The Recreational Vehicle Industry Association (RVIA) was successful in exempting RVs from a New Jersey bill titled the “Motor Vehicle Owners Right to Repair Act” that was patterned after similar legislation passed in Massachusetts last year.

According to a press release, the bill, now moving through legislative process, requires motor vehicle manufacturers to provide motor vehicle owners and independent repair shops with access to the same repair information and tools given to automotive dealer repair facilities.

Under the legislation’s provision, a manufacturer of motor vehicles sold in the state must make available for purchase the same diagnostic and repair information, including repair technical updates, provided to its dealers, to owners and independent repair facilities for motor vehicles model year 2002 and newer. Also, a violation would be an unlawful practice, which under the Consumer Fraud Act is punishable by a monetary penalty of not more than $10,000 for a first offense and not more than $20,000 for any subsequent offense.

RVIA was also successful in exempting RVs from the Massachusetts Right to Repair legislation that was passed in December 2013 after a lengthy and circuitous process. The association sought the RV exemption in Massachusetts because the bill required motor vehicle manufacturers to use an out dated SAE standard for on-board diagnostics. The penalty for non-compliance was severe – a prohibition on selling vehicles in Massachusetts commencing with the 2018 model year.
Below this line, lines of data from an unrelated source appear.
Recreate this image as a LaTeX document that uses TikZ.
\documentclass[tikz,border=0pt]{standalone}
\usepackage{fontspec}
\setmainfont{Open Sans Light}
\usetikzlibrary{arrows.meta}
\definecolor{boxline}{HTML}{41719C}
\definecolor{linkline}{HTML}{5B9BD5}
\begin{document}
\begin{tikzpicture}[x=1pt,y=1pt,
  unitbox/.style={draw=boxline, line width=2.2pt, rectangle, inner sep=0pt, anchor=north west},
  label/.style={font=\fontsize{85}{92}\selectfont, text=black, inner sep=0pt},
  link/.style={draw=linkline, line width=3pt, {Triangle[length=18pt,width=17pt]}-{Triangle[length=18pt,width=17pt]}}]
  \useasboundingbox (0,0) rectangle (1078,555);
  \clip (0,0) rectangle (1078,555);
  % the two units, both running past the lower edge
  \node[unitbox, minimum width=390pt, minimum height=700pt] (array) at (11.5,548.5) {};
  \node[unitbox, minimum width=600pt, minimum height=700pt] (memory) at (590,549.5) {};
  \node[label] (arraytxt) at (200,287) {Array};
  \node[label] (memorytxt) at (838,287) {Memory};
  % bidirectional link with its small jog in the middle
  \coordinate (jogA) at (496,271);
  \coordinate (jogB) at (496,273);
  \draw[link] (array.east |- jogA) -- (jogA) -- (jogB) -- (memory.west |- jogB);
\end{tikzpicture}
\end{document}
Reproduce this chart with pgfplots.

A similar proposal in Maine is also under consideration. The Maine legislature was waiting to see how Massachusetts handled their “Right to Repair” bill before proceeding. At this time, no action is scheduled.

“RVIA works to exempt RVs from right-to-repair legislation because these initiatives are aimed at the automobile and light truck markets and have provisions that the RV industry is simply not able to comply with because of the differences in the vehicles and the industries,” said RVIA’s Jay Landers, senior director of government affairs.